7. Go-Live and Hypercare
Use a structured cutover plan with inventory validation, open PO migration, work order readiness and support escalation paths. During hypercare, monitor transaction accuracy, user adoption, supplier response times and operational exceptions daily.
8. Continuous Improvement
After stabilization, expand into advanced analytics, AI use cases, supplier scorecards, maintenance optimization, PLM maturity and broader automation. ERP transformation should be treated as an operating model program, not a one-time IT event.
Decision Framework for ERP and Supplier Alignment
| Decision Area | Key Questions | Recommended Approach |
|---|---|---|
| Process Scope | Which workflows create the most operational risk or manual effort? | Start with procurement, inventory, manufacturing, quality and finance integration |
| Supplier Model | Which suppliers are critical to production continuity and quality? | Segment suppliers and apply stronger controls to strategic and high-risk vendors |
| Deployment | What are the uptime, integration and compliance requirements? | Choose public cloud, private cloud or hybrid based on operational and governance needs |
| Customization | Can the process be standardized before custom development? | Prefer configuration first and customize only for justified business differentiation |
| Data Readiness | Are item, supplier and BOM records accurate and governed? | Invest early in master data cleanup and ownership |
| Automation | Which approvals, alerts and exceptions should be system-driven? | Automate repetitive, rules-based workflows with measurable business impact |
| Analytics | Which KPIs will leadership use to manage performance? | Define KPI ownership, formulas and dashboard cadence before go-live |
KPIs to Track
- On-time in-full delivery
- Supplier on-time delivery rate
- Supplier defect rate
- Purchase price variance
- Inventory accuracy
- Inventory turns
- Days of inventory on hand
- Production schedule adherence
- Overall equipment effectiveness where applicable
- Scrap and rework rate
- First pass yield
- Quality nonconformance closure time
- Purchase order cycle time
- Stockout frequency
- Expedite cost as a percentage of spend
- Month-end close cycle time for operations-related financials
ROI Considerations
ERP ROI in automotive should be evaluated across operational, financial and strategic dimensions. The most visible gains often come from reduced stockouts, lower excess inventory, fewer manual procurement tasks, improved supplier performance visibility, better production continuity and faster issue resolution.
Financial benefits may include lower carrying costs, reduced scrap, fewer premium freight events, improved purchasing discipline, stronger invoice matching and more accurate product costing. Strategic benefits include scalability, audit readiness, better customer responsiveness and improved resilience during supply disruptions.
A realistic ROI model should include software, implementation, integration, training, change management, support and internal resource costs.
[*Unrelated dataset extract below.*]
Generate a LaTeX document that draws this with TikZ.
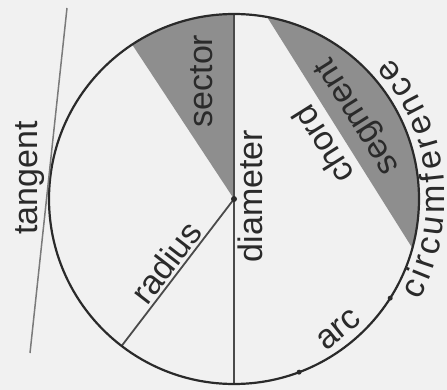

It should also account for adoption risk and the time required to stabilize new processes.
Common Mistakes to Avoid
- Treating ERP as a software installation instead of a process transformation program
- Skipping master data cleanup before migration
- Over-customizing workflows that could be standardized
- Ignoring supplier segmentation and applying the same process to every vendor
- Launching without clear KPI definitions and dashboard ownership
- Underestimating user training and shop floor change management
- Failing to test exception scenarios such as partial receipts, rejected lots or urgent rescheduling
- Separating quality and maintenance from core production workflows
- Neglecting security roles, approval controls and auditability
- Assuming AI can fix poor process design or bad data
Best Practices for Sustainable Transformation
- Start with business outcomes such as OTIF improvement, inventory reduction or supplier reliability
- Use cross-functional design workshops involving procurement, operations, quality, warehouse and finance teams
- Build a supplier communication model that is structured, measurable and documented
- Standardize master data governance and ownership from day one
- Adopt phased deployment with clear success criteria for each release
- Use dashboards for exception management rather than relying on manual status meetings
- Align ERP workflows with quality and compliance requirements
- Design for scalability across plants, warehouses and business units
- Review customizations against long-term support and upgrade impact
- Create a continuous improvement backlog after go-live
Future Trends in Automotive ERP and Supplier Collaboration
Automotive ERP environments are moving toward more connected, predictive and event-driven operations. Supplier collaboration will increasingly rely on digital confirmations, shared performance metrics and automated exception handling rather than manual coordination. AI will improve forecasting, risk detection and operational summarization, but only where data quality and governance are mature.
Cloud ERP adoption will continue to grow because it supports faster deployment, easier scaling and more consistent governance across distributed operations. At the same time, manufacturers will expect stronger integration with shop floor systems, IoT data, quality platforms and advanced analytics tools. Traceability, sustainability reporting and resilience planning will become more important in supplier management decisions.
For automotive businesses, the competitive advantage will come from combining process discipline with digital agility. ERP is the foundation, but supplier workflow alignment is what turns that foundation into operational performance.
Executive Recommendations
- Prioritize supplier workflow alignment as a core part of ERP transformation, not a side project
- Begin with the processes that most directly affect production continuity and customer delivery
- Select Odoo modules based on operational priorities and phase the rollout to reduce risk
- Invest early in master data quality, governance and KPI design
- Use automation for approvals, replenishment, quality holds and exception alerts
- Adopt AI only after core ERP data and workflows are stable
- Choose a cloud deployment model that matches integration, security and scalability needs
- Treat post-go-live optimization as part of the business case, not an optional extra
Conclusion
Automotive operations transformation with ERP and supplier workflow alignment is ultimately about control, visibility and responsiveness. In an industry where delays, defects and data gaps quickly become financial problems, disconnected processes are no longer sustainable. A well-designed ERP program can unify procurement, inventory, manufacturing, quality, maintenance and finance into a single operating model.
Odoo provides a practical platform for many automotive manufacturers, suppliers and aftermarket businesses seeking this transformation. However, technology alone is not enough. Success depends on process design, supplier governance, data quality, security controls, user adoption and continuous improvement. Organizations that approach ERP as an operational transformation initiative will be far better positioned to improve service levels, reduce waste and scale with confidence.